L’empereur qui jouit de tous ces avantages n’était pas ce Léopold, ancien rival de Louis XIV, qui, sous les apparences de la modération, avait nourri sans éclat une ambition profonde. C’était son fils aîné Joseph, vif, fier, emporté, et qui cependant ne fut pas plus grand guerrier que son père. Si jamais empereur parut fait pour asservir l’Allemagne et l’Italie, c’était Joseph Ier. Il domina delà les monts ; il rançonna le pape ; il fit mettre de sa seule autorité, en 1706, les électeurs de Bavière et de Cologne au ban de l’empire ; il les dépouilla de leur électorat ; il retint en prison les enfants du Bavarois, et leur ôta jusqu’à leur nom[1]. Leur père n’eut d’autre ressource que d’aller traîner sa disgrâce en France et dans les Pays-Bas. Philippe V lui céda depuis toute la Flandre espagnole en 1712[2]. S’il avait gardé cette province, c’était un établissement qui valait mieux que la Bavière, et qui le délivrait de l’assujettissement à la maison d’Autriche ; mais il ne put jouir que des villes de Luxembourg, de Namur, et de Charleroi ; le reste était aux vainqueurs.

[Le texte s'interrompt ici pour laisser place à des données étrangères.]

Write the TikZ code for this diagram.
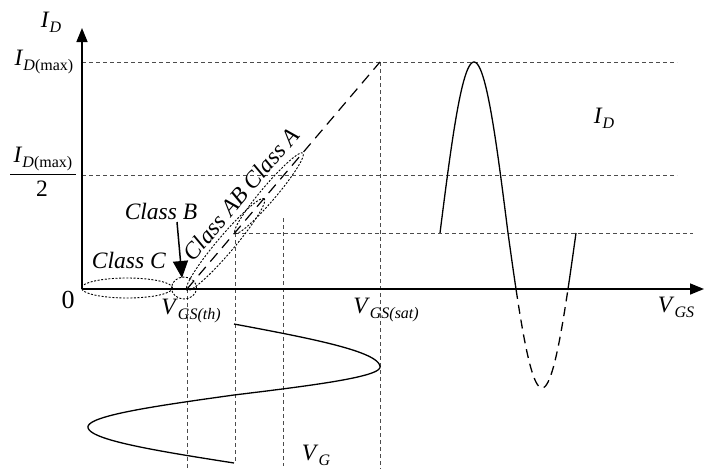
\documentclass[tikz,border=0pt]{standalone}
\usepackage{fontspec}
\setmainfont{Liberation Serif}
\usetikzlibrary{arrows.meta}
\newcommand{\lbl}[2]{\textit{#1}\raisebox{-0.45ex}{\fontsize{16}{16}\selectfont #2}}
\begin{document}
\begin{tikzpicture}[x=1pt,y=1pt,
  lab/.style={font=\fontsize{23.5}{27}\selectfont, inner sep=0pt},
  gridline/.style={draw=black!70, line width=0.7pt, dash pattern=on 4pt off 3pt},
  axisline/.style={line width=1.5pt, -{Triangle[length=14pt,width=11pt]}},
  wave/.style={line width=1.3pt},
  dotline/.style={line width=0.9pt, dash pattern=on 2pt off 1.6pt},
  longdash/.style={line width=1.2pt, dash pattern=on 11pt off 7pt},
  bigarrow/.style={line width=1.5pt, -{Triangle[length=17pt,width=15pt]}}]
\useasboundingbox (0,0) rectangle (704,-469);
% key coordinates
\coordinate (O) at (82,-289);
\coordinate (Ytip) at (82,-28);
\coordinate (Xtip) at (704,-289);
\coordinate (Th) at (187,-289);
\coordinate (Sat) at (380,-62);
% grid lines
\draw[gridline] (82,-62) -- (677,-62);
\draw[gridline] (82,-175) -- (677,-175);
\draw[gridline] (235,-233) -- (693,-233);
\draw[gridline] (Th) -- (187,-469);
\draw[gridline] (235,-233) -- (235,-463);
\draw[gridline] (283,-218) -- (283,-466);
\draw[gridline] (Sat) -- (380,-469);
% axes
\draw[axisline] (O) -- (Ytip);
\draw[axisline] (O) -- (Xtip);
% transfer characteristic
\draw[longdash] (Th) -- (Sat);
% class ellipses
\draw[dotline] (127,-288) ellipse [x radius=45.5, y radius=10];
\draw[dotline] (184,-288) ellipse [x radius=12.5, y radius=11];
\draw[dotline, rotate around={49.75:(225.6,-244.4)}] (225.6,-244.4) ellipse [x radius=60, y radius=8.5];
\draw[dotline, rotate around={49.75:(269,-193.1)}] (269,-193.1) ellipse [x radius=52.5, y radius=7.5];
% output current wave
\draw[wave, variable=\t, samples=50] plot[domain=0:180] ({440+0.37778*\t},{-233+171*sin(\t)})
  -- plot[domain=180:201.58] ({440+0.37778*\t},{-233+155*sin(\t)});
\draw[wave, dash pattern=on 9pt off 6pt, variable=\t, samples=50, domain=201.58:338.42]
  plot ({440+0.37778*\t},{-233+155*sin(\t)});
\draw[wave, variable=\t, samples=20, domain=338.42:360]
  plot ({440+0.37778*\t},{-233+155*sin(\t)});
% input voltage wave
\draw[wave, variable=\t, samples=40]
  plot[domain=0:90] ({234+146*sin(\t)},{-(324+0.47778*\t)})
  -- plot[domain=90:180] ({234+146*sin(\t)},{-(367+0.31111*(\t-90))})
  -- plot[domain=180:270] ({234+146*sin(\t)},{-(395+0.35556*(\t-180))})
  -- plot[domain=270:360] ({234+146*sin(\t)},{-(427+0.4*(\t-270))});
% labels
\node[lab] (lID) at (51,-22) {\lbl{I}{\textit{D}}};
\node[lab] (lIDmax) at (44,-62) {\lbl{I}{\textit{D}(max)}};
\node[lab] (lnum) at (43,-159) {\lbl{I}{\textit{D}(max)}};
\draw[line width=0.8pt] (10,-174) -- (76,-174);
\node[lab] (lden) at (42,-189) {2};
\node[lab, font=\fontsize{26}{30}\selectfont] (lzero) at (68,-300) {0};
\node[lab] (lC) at (129,-260) {\textit{Class C}};
\node[lab] (lB) at (161,-211) {\textit{Class B}};
\coordinate (Bstart) at (177,-222);
\coordinate (Bend) at (182,-278);
\draw[bigarrow] (Bstart) -- (Bend);
\node[lab, rotate=49.75] (lAB) at (241,-194) {\textit{Class AB Class A}};
\node[lab] (lth) at (191,-311) {\lbl{V}{\textit{GS(th)}}};
\node[lab] (lsat) at (386,-310) {\lbl{V}{\textit{GS(sat)}}};
\node[lab] (lVGS) at (676,-307) {\lbl{V}{\textit{GS}}};
\node[lab] (lID2) at (604,-118) {\lbl{I}{\textit{D}}};
\node[lab] (lVG) at (316,-455) {\lbl{V}{\textit{G}}};
\end{tikzpicture}
\end{document}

Tout semblait déjà menacer ce Louis XIV qui avait auparavant menacé l’Europe. Le duc de Savoie pouvait entrer en France. L’Angleterre et l’Écosse se réunissaient pour ne plus composer qu’un seul royaume ; ou plutôt l’Écosse, devenue province de l’Angleterre, contribuait à la puissance de son ancienne rivale. Tous les ennemis de la France semblaient, vers la fin de 1706 et au commencement de 1707, acquérir des forces nouvelles, et la France toucher à sa ruine. Elle était pressée de tous côtés, et sur mer et sur terre. De ces flottes formidables que Louis XIV avait formées il restait à peine trente-cinq vaisseaux. En Allemagne, Strasbourg

  1. Le duc de Bavière était père de ce jeune prince, appelé par Charles II au trône d’Espagne, et mort à Bruxelles. L’électeur, dans son manifeste contre l’empereur, dit, en parlant de la mort de son fils, « qu’il avait succombé à un mal qui avait souvent sans péril attaqué son enfance, avant qu’il eût été déclaré l’héritier de Charles II ». Il ajoutait que « l’étoile de la maison d’Autriche avait toujours été funeste à ceux qui s’étaient opposés à sa grandeur ». Une accusation directe eût peut-être été moins insultante que cette terrible ironie. Le duc de Bavière, en se séparant de l’empire pour s’unir à un prince en guerre avec l’empire, donnait un prétexte à l’empereur. Louis XIV avait traité avec autant de dureté le duc de Lorraine et l’électeur palatin, et il avait moins d’excuses. (K.)
  2. Dans l’histoire de Reboulet, il est dit qu’il eut cette souveraineté dès l’an 1700 ; mais alors il n’avait que la vice-royauté. (Note de Voltaire.)